1. Field of the Invention
The present invention relates to a direct sequence spread spectrum (DSSS) transceiver employed in a wireless personal area network (WPAN) communication system, and more particularly, to a DSSS transceiver capable of easily reducing an influence of a frequency error by using a short code word in an integral form in a transmitter and employing a differential detection method in a receiver.
2. Description of the Related Art
In general, IEEE 802.15.4, which is physical layer standards of a wireless personal area network (WPAN) known as Zigbee, is a standard for a wireless local communication having merits such as low speed communication, low power consumption, and low price. As application fields, there are network and control fields such as building control, home network including various home appliances and lighting fixtures, etc, cooling and heating control, mutual-assistance control, and sensor networks.
A direct sequence spread spectrum (DSSS) communication method applied to WPAN communication systems communicates by spreading one signal symbol as a certain sequence.
In this case, in the DSSS communication method, when an original signal is inputted to a pseudo-random noise sequence, it is possible to obtain a spread band spectrum signal with decreased power density per frequency.
On the other hand, when a receiving side uses the same pseudo-random noise sequence, the original signal may be restored.
Such communication method has advantages such as excellent modulation efficiency, quick synchronization of signal, and a small number of interferences in band due to lower power density and is used in code division multiple access (CDMA). Also, in Zigbee communication according to IEEE 802.15.4 standards, such DSSS communication method is used.

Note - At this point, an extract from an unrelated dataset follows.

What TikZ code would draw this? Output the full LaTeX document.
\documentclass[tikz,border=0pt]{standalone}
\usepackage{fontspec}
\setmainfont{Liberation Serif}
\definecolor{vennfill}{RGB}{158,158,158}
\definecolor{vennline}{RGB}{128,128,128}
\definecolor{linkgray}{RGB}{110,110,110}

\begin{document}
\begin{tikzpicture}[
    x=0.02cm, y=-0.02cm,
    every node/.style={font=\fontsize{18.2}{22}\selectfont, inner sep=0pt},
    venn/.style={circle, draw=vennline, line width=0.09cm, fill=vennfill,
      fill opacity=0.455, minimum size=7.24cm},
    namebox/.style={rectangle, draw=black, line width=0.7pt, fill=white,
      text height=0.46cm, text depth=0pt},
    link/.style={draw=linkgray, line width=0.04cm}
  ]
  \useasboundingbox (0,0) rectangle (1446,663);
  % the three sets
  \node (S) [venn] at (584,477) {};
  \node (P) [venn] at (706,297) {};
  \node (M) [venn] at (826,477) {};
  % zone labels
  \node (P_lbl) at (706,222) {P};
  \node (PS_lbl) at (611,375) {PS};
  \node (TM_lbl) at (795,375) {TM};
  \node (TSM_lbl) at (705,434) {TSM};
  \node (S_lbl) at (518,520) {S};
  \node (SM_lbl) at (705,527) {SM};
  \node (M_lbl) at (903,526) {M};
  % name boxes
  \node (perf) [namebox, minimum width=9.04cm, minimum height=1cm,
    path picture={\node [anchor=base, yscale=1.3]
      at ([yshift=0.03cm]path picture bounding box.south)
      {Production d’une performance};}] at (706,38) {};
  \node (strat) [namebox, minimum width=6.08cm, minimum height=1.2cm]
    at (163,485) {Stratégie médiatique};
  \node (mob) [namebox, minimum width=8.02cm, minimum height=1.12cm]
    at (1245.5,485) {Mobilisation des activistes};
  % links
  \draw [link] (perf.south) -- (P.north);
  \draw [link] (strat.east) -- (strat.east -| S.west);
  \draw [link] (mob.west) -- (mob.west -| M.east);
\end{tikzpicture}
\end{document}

FIG. 1 is a configuration diagram illustrating a conventional DSSS transceiver.
The DSSS transceiver of FIG. 1 includes a DSSS transmitter 10 spreading and transmitting data according to the DSSS method and a DSSS receiver 20 restoring the data from a signal from the DSSS transmitter 10.

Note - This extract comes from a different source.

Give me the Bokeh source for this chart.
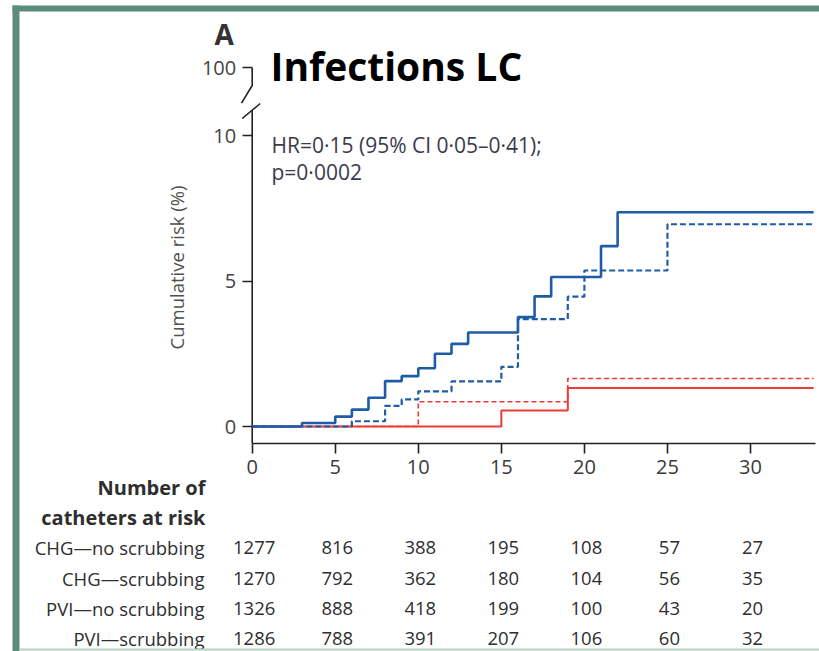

The DSSS transmitter 10 includes a code mapping unit 11 mapping data in a corresponding symbol by 4 bits and converts the symbol into a corresponding code and a radio frequency (RF) transmitting unit 12 transmitting the code from the code mapping unit 11 over an RF carrier wave.
The DSSS receiver 20 includes an RF receiving unit 21 converting an RF signal from the RF transmitting unit 12 into a base band signal and converting the base band signal into a digital signal, a phase error compensator 22 detecting and compensating a phase error of the base band signal from the RF receiving unit 21, and a symbol detection unit 23 detecting the symbol from the base band signal from the phase error compensator 22.
Operations of the conventional DSSS transceiver are as follows.
The DSSS transmitter 10 puts N number of bit data into one group and converts the group into one of 2N of symbols having a code word length of 2(N−1).
For example, source bit data is bound up into a group by 4 bits, the group is converted into one of 16 symbols, and the symbol is converted into one of 16 bi-orthogonal code words having 8 codes.
In following Table 1, there is shown conversion relationship between bit data and a bi-orthogonal code word.
TABLE 1Source bit dataSymbolBi-orthogonal code word0000000000000000110101010100102001100110011301100110010040000111101015010110100110600111100011170110100110008111111111001910111010101010110011001011111000100111001211110000110113101001011110141100001111111510010110
The DSSS transmitter serial-to-parallel converts the bi-orthogonal code word into a code word whose order is an odd number and a code word whose order is an even number to form a bipolar signal. The bipolar signal is appropriately pulse shaping filtered and multiplied by cos wot and sin wot that are carrier high frequency element, respectively, in the RF transmitting unit 11 to modulate and transmit the same.
After that, on the other hand, the DSSS receiver 20 multiplies a received signal by cos wot by sin wot and converts the received signal into a base band signal. In this case, since carrier frequencies of the DSSS transmitter 10 and the receiver 20 are not precisely identical to each other, there occurs a frequency error distorting the base band signal. In the conventional method, a complicated frequency error compensator is used to compensate the frequency error.
Also, a leftover phase error is compensated by a phase error compensator. In the beginning of packet data, preamble data for symbol synchronization and certain data SFD notifying the beginning of payload data, which are used by a synchronizer to acquire the symbol synchronization and frame synchronization.
After acquiring the symbol synchronization, correlation operation on an input signal and 2N of symbols that are reference code words is performed by a correlation unit and a symbol corresponding to a maximum correlation value is determined to be a received symbol and converted into bit data.
Generally, in communication systems supporting mobility at high speed, since a frequency error and a phase error are changed while receiving data, a complicated frequency error compensator and phase error compensator are used to compensate the frequency error and phase error in real time.
However, in the case of WPAN communication system requiring a low price, microminiaturization, and lower power consumption, a frequency error does not occur in real time while receiving packet data since mobility is very low. Accordingly, it is inappropriate to use the complicated frequency error compensator.
However, in the conventional method, when the frequency error compensator and phase error compensator are not used, there is present performance deterioration due to the frequency error and phase error.